普通借家契約は、借主の借りる権利が強く守られており、貸主から契約を解除するのに正当事由(立ち退かせるのに正当な理由のこと)と立ち退き料が必要です。
普通借家契約は、実質的に借主が更新したいと申し出れば更新できてしまう契約となっています。
なお、定期借家契約は契約が満了すれば家を確実に返してもらえますが、契約期間中は返してもらえない点が特徴です。
家を貸すときの管理の種類としては、自主管理と管理委託、サブリースの3種類があります。
自主管理とは管理会社に物件の管理を頼まず、自分で全て管理を行うことです。
管理委託とは、管理会社に物件の管理を委託する管理方式を指します。
サブリースとは、転貸による管理方式のことです。
それぞれの特徴は下表のようになります。
管理の種類 | メリット | デメリット |
---|---|---|
自主管理 | 管理費用を節約できる | 管理の手間がかかる(遠方に物件がある場合は非現実的) |
管理委託 | 契約を解約しやすく管理会社を切り替えやすい | 借主とは別途賃貸借契約が必要となる |
サブリース | 契約が管理会社との賃貸借契約の1本で済む | 家賃保証型は管理委託よりも収益性が低くなる |
家を貸すときの一般的な流れについて解説します。
家を貸すには、まず管理会社(不動産会社)に対して賃料査定を依頼します。
賃料査定とは、いくらで貸すことができるかを見積もることです。
リフォームすべきかどうか悩んでいる方や相場を知りたい方は、賃料査定で管理会社の意見を聞いてみることをおすすめします。
賃料査定の結果、管理を依頼したい管理会社が決まったら管理会社を決定します。
管理会社を選ぶポイントは、管理の実績が豊富で、かつ、賃貸仲介に強い会社を重視することです。
管理実績が豊富で賃貸仲介に強い会社は、入居者をすぐに決めてくれるため、空室が発生しにくくなります。
管理の実績が豊富な会社は、賃貸物件の管理を主力事業としている会社であることが多いです。
賃貸物件の管理を主力事業としている不動産会社は、同時に賃貸仲介にも強いことが一般的となっています。
ホームページを見ると会社の主力事業がわかりますので、管理会社を選ぶ際に参考にして頂ければと思います。
入居者の募集は、管理会社が行ってくれます。
基本的にはインターネットで広告を掲載し、問い合わせがあったら管理会社が案内をしていきます。

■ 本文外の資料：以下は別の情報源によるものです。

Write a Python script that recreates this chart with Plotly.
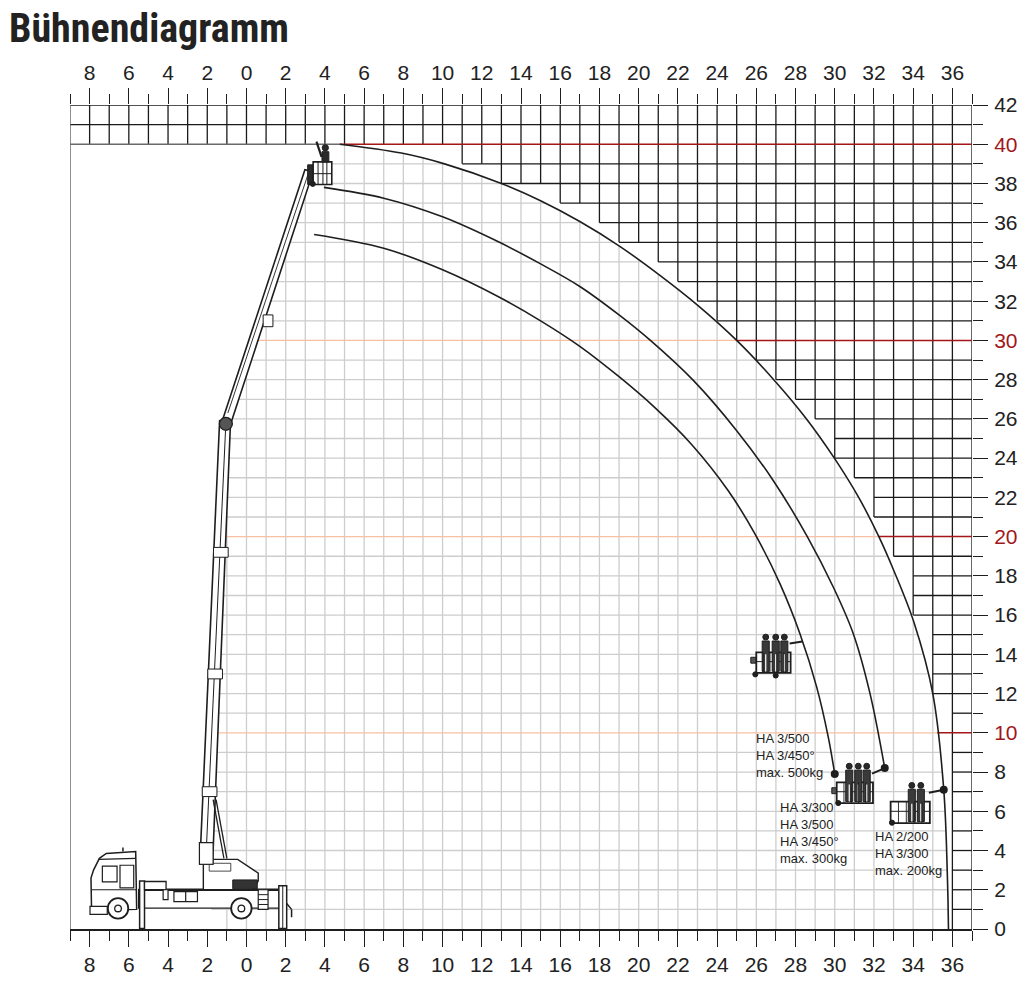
import numpy as np
import plotly.graph_objects as go

# ---------------- data ----------------
X_TICK_VALS = list(range(-8, 37, 2))
X_TICK_TEXT = [str(abs(v)) for v in X_TICK_VALS]
Y_TICK_VALS = list(range(0, 43, 2))
RED_TICKS = [10, 20, 30, 40]

# outer working envelope (HA 2/200, HA 3/300, max. 200kg)
OUTER_X = [4.75, 7.9, 10.1, 13.0, 15.0, 17.0, 19.0, 21.0, 23.0, 25.0, 26.89, 28.56,
           29.98, 31.22, 32.25, 33.0, 34.05, 35.0, 35.56, 35.75, 35.8]
OUTER_Y = [40.0, 39.55, 39.0, 38.0, 37.12, 36.06, 34.82, 33.38, 31.8, 30.0, 28.0, 26.0,
           24.0, 22.0, 20.0, 18.3, 15.6, 12.0, 7.1, 2.5, 0.0]
# middle curve (HA 3/300, HA 3/500, HA 3/450°, max. 300kg)
MID_X = [3.95, 7.0, 10.0, 12.9, 15.0, 17.0, 19.0, 20.6, 22.8, 25.0, 26.87, 28.6,
         29.93, 30.95, 31.8, 32.55]
MID_Y = [37.8, 37.25, 36.3, 35.0, 33.9, 32.75, 31.3, 30.0, 27.95, 25.4, 22.85, 20.0,
         17.42, 15.04, 12.0, 8.2]
# inner curve (HA 3/500, HA 3/450°, max. 500kg)
INNER_X = [3.45, 7.0, 10.0, 12.9, 15.0, 17.0, 19.0, 20.8, 22.7, 24.57, 25.93, 27.21,
           28.23, 29.08, 29.67, 30.0]
INNER_Y = [35.4, 34.7, 33.6, 32.2, 31.0, 29.7, 28.15, 26.6, 24.7, 22.34, 20.14, 17.59,
           15.04, 12.33, 9.78, 7.9]
OUTER_DOT_INDEX = 18

LABELS = ["HA 3/500<br>HA 3/450°<br>max. 500kg",
          "HA 3/300<br>HA 3/500<br>HA 3/450°<br>max. 300kg",
          "HA 2/200<br>HA 3/300<br>max. 200kg"]
LABEL_X = [25.9, 27.1, 31.95]
LABEL_Y = [8.85, 4.9, 3.85]

TITLE = "Bühnendiagramm"

# boom right edge (left limit of the working grid)
BOOM_EDGE_X = [-1.73, -0.82, 3.35]
BOOM_EDGE_Y = [3.3, 25.7, 38.6]

# ---------------- styles ----------------
INK = "#1e1e1e"
GRID_LIGHT = "#cdcdcd"
GRID_DARK = "#1a1a1a"
FRAME = "#6a6a6a"
ORANGE = "#f7c0a2"
RED = "#a3161a"
FONT = "Liberation Sans, Arial, sans-serif"

XMIN, XMAX, YMIN, YMAX = -9, 37, 0, 42
FIG_W, FIG_H = 1030, 985
M_L, M_T, PLOT_W, PLOT_H = 70, 105, 902, 824


def x_outer(y):
    return float(np.interp(y, OUTER_Y[::-1], OUTER_X[::-1]))


def y_outer(x):
    return float(np.interp(x, OUTER_X, OUTER_Y))


def x_left(y):
    if y < BOOM_EDGE_Y[0]:
        return -1.8
    return float(np.interp(y, BOOM_EDGE_Y, BOOM_EDGE_X))


def y_left_top(x):
    if x > BOOM_EDGE_X[-1]:
        return 40.0
    return float(np.interp(x, BOOM_EDGE_X, BOOM_EDGE_Y))


def segs():
    return {"x": [], "y": []}


def add(s, x0, y0, x1, y1):
    s["x"] += [x0, x1, None]
    s["y"] += [y0, y1, None]


light, orange, dark, red, frame = segs(), segs(), segs(), segs(), segs()

# light grid inside the envelope
for j in range(1, 40):
    xl, xr = x_left(j), x_outer(j)
    if xr <= xl:
        continue
    add(orange if j in (10, 20, 30) else light, xl, j, xr, j)
for k in range(-1, 36):
    top = 40.0
    if k >= OUTER_X[0]:
        top = min(top, y_outer(k))
    top = min(top, y_left_top(k))
    if top > 0:
        add(light, k, 0, k, top)

# dark grid outside the envelope (cells whose lower-left corner is outside)
for j in range(1, 43):
    if j in (10, 20, 30):
        add(red, x_outer(j), j, XMAX, j)
        continue
    if j == 40:
        add(frame, XMIN, 40, OUTER_X[0], 40)
        add(red, OUTER_X[0], 40, XMAX, 40)
        continue
    start = XMIN if j > 40 else int(np.ceil(x_outer(j)))
    if start < XMAX:
        add(dark, start, j, XMAX, j)
for k in range(-8, 38):
    if k < OUTER_X[0]:
        jmin = 40
    elif k >= 37:
        jmin = 0
    else:
        jmin = int(np.ceil(y_outer(k) - 1e-9))
    add(dark, k, jmin, k, YMAX)
add(frame, XMIN, 0, XMIN, YMAX)

fig = go.Figure()
for s, col, w in [(light, GRID_LIGHT, 1.3), (orange, ORANGE, 1.3), (dark, GRID_DARK, 1.3),
                  (red, RED, 1.5), (frame, FRAME, 1.5)]:
    fig.add_trace(go.Scatter(x=s["x"], y=s["y"], mode="lines", line=dict(color=col, width=w),
                             hoverinfo="skip", showlegend=False))

for cx, cy in [(OUTER_X, OUTER_Y), (MID_X, MID_Y), (INNER_X, INNER_Y)]:
    fig.add_trace(go.Scatter(x=cx, y=cy, mode="lines",
                             line=dict(color=INK, width=1.6, shape="spline", smoothing=1.0),
                             hoverinfo="skip", showlegend=False))

fig.add_trace(go.Scatter(x=[INNER_X[-1], MID_X[-1], OUTER_X[OUTER_DOT_INDEX]],
                         y=[INNER_Y[-1], MID_Y[-1], OUTER_Y[OUTER_DOT_INDEX]],
                         mode="markers", marker=dict(color=INK, size=8),
                         hoverinfo="skip", showlegend=False))
# dummy trace for the top axis
fig.add_trace(go.Scatter(x=[XMIN, XMAX], y=[YMIN, YMIN], xaxis="x2", mode="markers",
                         marker=dict(opacity=0), hoverinfo="skip", showlegend=False))

# ---------------- pictograms (shapes) ----------------
shapes = []


def rect(x0, y0, x1, y1, fill="white", lw=1.3, col=INK):
    shapes.append(dict(type="rect", xref="x", yref="y", x0=x0, y0=y0, x1=x1, y1=y1,
                       line=dict(color=col, width=lw), fillcolor=fill, layer="above"))


def poly(pts, fill="white", lw=1.3, col=INK):
    path = "M " + " L ".join(f"{x},{y}" for x, y in pts) + " Z"
    shapes.append(dict(type="path", xref="x", yref="y", path=path,
                       line=dict(color=col, width=lw), fillcolor=fill, layer="above"))


def ln(x0, y0, x1, y1, lw=1.3, col=INK):
    shapes.append(dict(type="line", xref="x", yref="y", x0=x0, y0=y0, x1=x1, y1=y1,
                       line=dict(color=col, width=lw), layer="above"))


def circ(cx, cy, r, fill="white", lw=1.3, col=INK):
    shapes.append(dict(type="circle", xref="x", yref="y", x0=cx - r, y0=cy - r,
                       x1=cx + r, y1=cy + r, line=dict(color=col, width=lw),
                       fillcolor=fill, layer="above"))


# truck
poly([(-7.9, 0.95), (-7.93, 2.6), (-7.8, 3.0), (-7.5, 3.6), (-7.15, 3.85), (-5.65, 3.95),
      (-5.6, 1.0)], lw=1.5)
ln(-7.55, 3.55, -5.65, 3.6, lw=1.2)
rect(-7.35, 2.4, -6.6, 3.2, lw=1.2)
rect(-6.45, 2.1, -5.75, 3.25, lw=1.2)
ln(-7.9, 2.0, -5.6, 2.0, lw=1.0)
rect(-7.98, 0.75, -7.1, 1.15, lw=1.2)
ln(-6.3, 3.95, -6.3, 4.15, lw=1.5)
rect(-5.5, 1.06, 1.7, 2.0, lw=1.3)
ln(-5.5, 2.0, 1.7, 2.0, lw=2.5)
rect(-5.45, 0.02, -5.2, 2.45, lw=1.5)
rect(-5.2, 2.0, -4.1, 2.42, lw=1.3)
rect(-4.25, 1.5, -4.0, 2.0, lw=1.2)
rect(-3.7, 1.4, -2.5, 1.9, lw=1.2)
ln(-3.1, 1.4, -3.1, 1.9, lw=1.2)
rect(0.6, 1.0, 1.1, 2.0, lw=1.2)
for yy in (1.25, 1.5, 1.75):
    ln(0.6, yy, 1.1, yy, lw=1.0)
rect(1.65, 0.02, 2.05, 2.2, lw=1.5)
ln(1.85, 0.02, 1.85, 2.2, lw=1.0)
ln(2.05, 1.3, 2.3, 1.0, lw=1.5)
ln(2.3, 1.0, 2.3, 0.6, lw=1.5)
circ(-6.55, 1.05, 0.52, lw=1.8)
circ(-6.55, 1.05, 0.17, lw=1.3)
circ(-0.26, 1.05, 0.52, lw=1.8)
circ(-0.26, 1.05, 0.17, lw=1.3)
# turret
poly([(-2.2, 2.0), (-2.2, 3.8), (-1.95, 3.8), (-1.95, 3.55), (-0.45, 3.55), (0.6, 2.85),
      (0.6, 2.45), (0.3, 2.0)], lw=1.4)
rect(-0.7, 2.05, 0.55, 2.5, fill="#333333", lw=1.0)
rect(-1.9, 2.95, -0.8, 3.35, fill="white", lw=0.8)
# lower boom
poly([(-2.38, 3.3), (-1.73, 3.3), (-0.82, 25.7), (-1.37, 25.9)], lw=1.6)
ln(-2.05, 4.0, -1.07, 25.4, lw=1.0)
for yy in (7.0, 13.0, 19.2):
    xl_ = -2.38 + 0.047 * (yy - 3.3)
    rect(xl_ - 0.05, yy - 0.25, xl_ + 0.7, yy + 0.25, lw=1.0)
ln(-1.7, 6.6, -1.15, 3.6, lw=1.3)
ln(-1.55, 6.6, -1.0, 3.6, lw=1.3)
rect(-2.4, 3.3, -1.7, 4.4, lw=1.2)
# jib
poly([(-1.25, 25.85), (-0.82, 25.7), (3.4, 38.6), (2.98, 38.7)], lw=1.6)
ln(-0.95, 26.3, 3.15, 38.5, lw=0.9)
rect(0.85, 30.7, 1.35, 31.3, lw=1.0)
circ(-1.05, 25.75, 0.33, fill="#555555", lw=1.3)
# top basket
rect(3.12, 37.95, 3.45, 38.95, fill="#2a2a2a", lw=1.0)
rect(3.4, 37.95, 4.35, 39.1, lw=1.6)
ln(3.4, 38.5, 4.35, 38.5, lw=1.0)
for xx in (3.65, 3.9, 4.1):
    ln(xx, 37.95, xx, 39.1, lw=1.0)
rect(3.85, 39.1, 4.2, 39.62, fill="#2a2a2a", lw=1.0)
circ(4.02, 39.82, 0.16, fill="#2a2a2a", lw=1.0)
ln(3.57, 40.13, 3.83, 39.36, lw=2.2)
circ(3.38, 37.98, 0.13, fill=INK, lw=1.0)


def basket(x0, x1, y0, y1, heads, head_y, arm_end, dots, rot=None):
    if rot:
        rect(*rot, fill="#555555", lw=1.0)
    rect(x0, y0, x1, y1, lw=1.8)
    ln(x0, y0 + 0.55 * (y1 - y0), x1, y0 + 0.55 * (y1 - y0), lw=1.0)
    for hx in heads:
        rect(hx - 0.18, y0 + 0.08, hx + 0.18, head_y - 0.2, fill="#3a3a3a", lw=1.0)
        ln(hx, y0 + 0.08, hx, y1 - 0.1, lw=1.2, col="white")
        circ(hx, head_y, 0.15, fill="#2a2a2a", lw=1.0)
    for xx in np.linspace(x0, x1, 6)[1:-1]:
        ln(xx, y0, xx, y1, lw=0.9)
    ln(x1 - 0.05, y1 + 0.45, arm_end[0], arm_end[1], lw=2.0)
    for dx, dy in dots:
        circ(dx, dy, 0.13, fill=INK, lw=1.0)


basket(26.0, 27.75, 13.05, 14.1, [26.48, 26.99, 27.43], 14.88, (28.35, 14.65),
       [(25.95, 12.98), (26.99, 12.92)], rot=(25.72, 13.55, 26.0, 13.85))
basket(30.1, 31.95, 6.42, 7.47, [30.74, 31.2, 31.63], 8.3, (MID_X[-1], MID_Y[-1]),
       [(30.18, 6.42)], rot=(29.85, 6.9, 30.1, 7.2))
basket(32.85, 34.85, 5.4, 6.49, [33.93, 34.39], 7.32,
       (OUTER_X[OUTER_DOT_INDEX], OUTER_Y[OUTER_DOT_INDEX]), [(32.92, 5.42)])

# ---------------- annotations ----------------
annotations = []
for t, x, y in zip(LABELS, LABEL_X, LABEL_Y):
    annotations.append(dict(x=x, y=y, xref="x", yref="y", text=t, showarrow=False,
                            xanchor="left", yanchor="middle", align="left",
                            font=dict(family=FONT, size=13, color="#222222")))

y_tick_text = [f'<span style="color:{RED}">{v}</span>' if v in RED_TICKS else str(v)
               for v in Y_TICK_VALS]

tickfont = dict(family=FONT, size=21, color="#222222")
xaxis_common = dict(range=[XMIN, XMAX], showgrid=False, zeroline=False, tickmode="array",
                    tickvals=X_TICK_VALS, ticktext=X_TICK_TEXT, ticks="outside",
                    ticklen=16, tickwidth=1.3, tickcolor=INK, tickfont=tickfont,
                    ticklabelstandoff=0, automargin=False,
                    minor=dict(tickvals=list(range(-9, 38, 2)), ticks="outside",
                               ticklen=10, tickwidth=1.3, tickcolor=INK, showgrid=False))

fig.update_layout(
    width=FIG_W, height=FIG_H, autosize=False,
    margin=dict(l=M_L, r=FIG_W - M_L - PLOT_W, t=M_T, b=FIG_H - M_T - PLOT_H,
                autoexpand=False),
    paper_bgcolor="white", plot_bgcolor="white",
    showlegend=False,
    xaxis=dict(**xaxis_common, side="bottom", showline=True, linecolor=INK, linewidth=1.5),
    xaxis2=dict(**xaxis_common, side="top", overlaying="x", anchor="y", matches="x",
                showline=False),
    yaxis=dict(range=[YMIN, YMAX], side="right", showgrid=False, zeroline=False,
               tickmode="array", tickvals=Y_TICK_VALS, ticktext=y_tick_text,
               ticks="outside", ticklen=15, tickwidth=1.3, tickcolor=INK, tickfont=tickfont,
               ticklabelstandoff=2, showline=False, automargin=False,
               minor=dict(tickvals=list(range(1, 42, 2)), ticks="outside", ticklen=10,
                          tickwidth=1.3, tickcolor=INK, showgrid=False)),
    shapes=shapes,
    annotations=annotations,
    title=dict(text=f"<b>{TITLE}</b>", xref="container", yref="container",
               x=9 / FIG_W, y=1 - 14 / FIG_H, xanchor="left", yanchor="top",
               font=dict(family="Liberation Sans Narrow, Roboto Condensed, DejaVu Sans Condensed, sans-serif",
                         size=40, color="#222222")),
)

# place the figure flush with the page corner (no default body margin)
fig.write_html("out.html", config={"displayModeBar": False},
               post_script="document.body.style.margin='0';")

部屋を借りたいという人が現れたら、管理会社が入居審査を行い、入居者を決定します。
入居審査では、家賃の支払い能力はあるか、素行は悪くないか等の要素が判断されます。
悪質な借主を避けるためには、入居審査が適切に行われることが重要です。
入居審査は人物判断も行うことから、管理会社の経験値が必要であり、実績豊富な管理会社の方が適切に実施できる傾向があります。
適切な入居審査を経て借主が決まったら、賃貸借契約を締結します。
管理方式が管理委託の場合は、貸主が借主と直接賃貸借契約を締結することが必要です。
一方で、管理方式がサブリースの場合には、管理会社が借主と賃貸借契約(貸主から見ると転貸借契約)を締結します。
以上、家を貸すときの悩みをテーマについて解説してきました。
家を貸すときに生じる悩みとしては、住宅ローンが残っているときの貸し出しや、税金および費用等がありました。
家を貸すときの賃貸借契約の種類としては、普通借家契約や定期借家契約、一時使用賃貸借契約があります。
家を貸すときの流れとしては、まずは賃料査定を依頼することがスタートラインです。
家を貸す際の参考にして頂ければと思います。